### What the exercise asks
Repeat exactly the lines running from the first line of the data to the line containing "plt.rcParams['font.family'] = ['Liberation", both ends included, and nothing else; drop the pictures.

**********

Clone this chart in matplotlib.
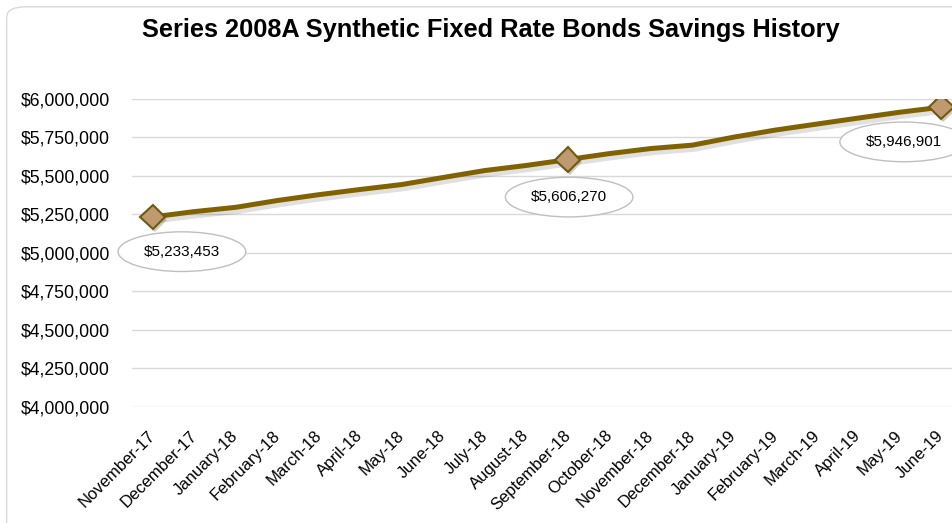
import matplotlib.pyplot as plt
import matplotlib.patheffects as pe
import matplotlib.transforms as mtransforms
from matplotlib.patches import FancyBboxPatch
from matplotlib.ticker import FuncFormatter, MultipleLocator

months = ["November-17", "December-17", "January-18", "February-18", "March-18",
          "April-18", "May-18", "June-18", "July-18", "August-18", "September-18",
          "October-18", "November-18", "December-18", "January-19", "February-19",
          "March-19", "April-19", "May-19", "June-19"]
savings = [5233453, 5268000, 5296000, 5340000, 5378000, 5412000, 5444000,
           5490000, 5535000, 5568000, 5606270, 5645000, 5678000, 5700000,
           5752000, 5798000, 5837000, 5876000, 5914000, 5946901]
# points that get a data label
labelled = [0, 10, 19]
label_offsets = [(21, -25), (1, -27), (-27, -25)]

plt.rcParams['font.family'] = ['Liberation Sans', 'DejaVu Sans']

fig = plt.figure(figsize=(9.52, 5.23), dpi=100)
fig.patches.append(FancyBboxPatch((0.007, -0.05), 1.05, 1.037,
                                  boxstyle="round,pad=0,rounding_size=0.02",
                                  transform=fig.transFigure, facecolor="white",
                                  edgecolor="#d9d9d9", linewidth=1, zorder=-10))
# categories sit between tick marks, so the plot area runs a bit past the right edge
ax = fig.add_axes([132 / 952, 1 - 406.7 / 523, 830 / 952, (406.7 - 99) / 523])

x = list(range(len(months)))
line_col = "#806300"
ax.plot(x, savings, color=line_col, linewidth=3.6, solid_capstyle="round", zorder=3,
        path_effects=[pe.SimpleLineShadow(offset=(1.5, -3), shadow_color="black", alpha=0.12),
                      pe.Normal()])
mx = [x[i] for i in labelled]
my = [savings[i] for i in labelled]
ax.plot(mx, my, linestyle="none", marker="D", markersize=12.5, markerfacecolor="#bf9a6e",
        markeredgecolor="#6e5a10", markeredgewidth=1.5, zorder=4,
        path_effects=[pe.SimplePatchShadow(offset=(1.5, -2), alpha=0.25), pe.Normal()])

for i, (dx, dy) in zip(labelled, label_offsets):
    ax.annotate("${:,.0f}".format(savings[i]), (x[i], savings[i]), xytext=(dx, dy),
                textcoords="offset points", ha="center", va="center", fontsize=11,
                zorder=5, annotation_clip=False,
                bbox=dict(boxstyle="ellipse,pad=0.46", facecolor="white",
                          edgecolor="#bfbfbf", linewidth=1))

ax.set_ylim(4000000, 6000000)
ax.set_xlim(-0.5, 19.5)
ax.yaxis.set_major_locator(MultipleLocator(250000))
ax.yaxis.set_major_formatter(FuncFormatter(lambda v, p: "${:,.0f}".format(v)))
ax.grid(axis="y", color="#d9d9d9", linewidth=1)
ax.set_axisbelow(True)
for s in ax.spines.values():
    s.set_visible(False)
ax.tick_params(axis="both", length=0, colors="black")
ax.tick_params(axis="x", pad=6, labelsize=12)
ax.tick_params(axis="y", pad=16, labelsize=12.7)

ax.set_xticks(x)
ax.set_xticklabels(months, rotation=45, ha="right", rotation_mode="anchor")
# nudge rotated labels so they hang like the original
shift = mtransforms.ScaledTranslation(-5 / 100, -13 / 100, fig.dpi_scale_trans)
for lab in ax.get_xticklabels():
    lab.set_transform(lab.get_transform() + shift)

fig.text(0.516, 0.942, "Series 2008A Synthetic Fixed Rate Bonds Savings History",
         ha="center", va="center", fontsize=18.3, fontweight="bold")

fig.savefig("out.png", dpi=100)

**********

### Answer to the problem
Clone this chart in matplotlib.
import matplotlib.pyplot as plt
import matplotlib.patheffects as pe
import matplotlib.transforms as mtransforms
from matplotlib.patches import FancyBboxPatch
from matplotlib.ticker import FuncFormatter, MultipleLocator

months = ["November-17", "December-17", "January-18", "February-18", "March-18",
          "April-18", "May-18", "June-18", "July-18", "August-18", "September-18",
          "October-18", "November-18", "December-18", "January-19", "February-19",
          "March-19", "April-19", "May-19", "June-19"]
savings = [5233453, 5268000, 5296000, 5340000, 5378000, 5412000, 5444000,
           5490000, 5535000, 5568000, 5606270, 5645000, 5678000, 5700000,
           5752000, 5798000, 5837000, 5876000, 5914000, 5946901]
# points that get a data label
labelled = [0, 10, 19]
label_offsets = [(21, -25), (1, -27), (-27, -25)]

plt.rcParams['font.family'] = ['Liberation Sans', 'DejaVu Sans']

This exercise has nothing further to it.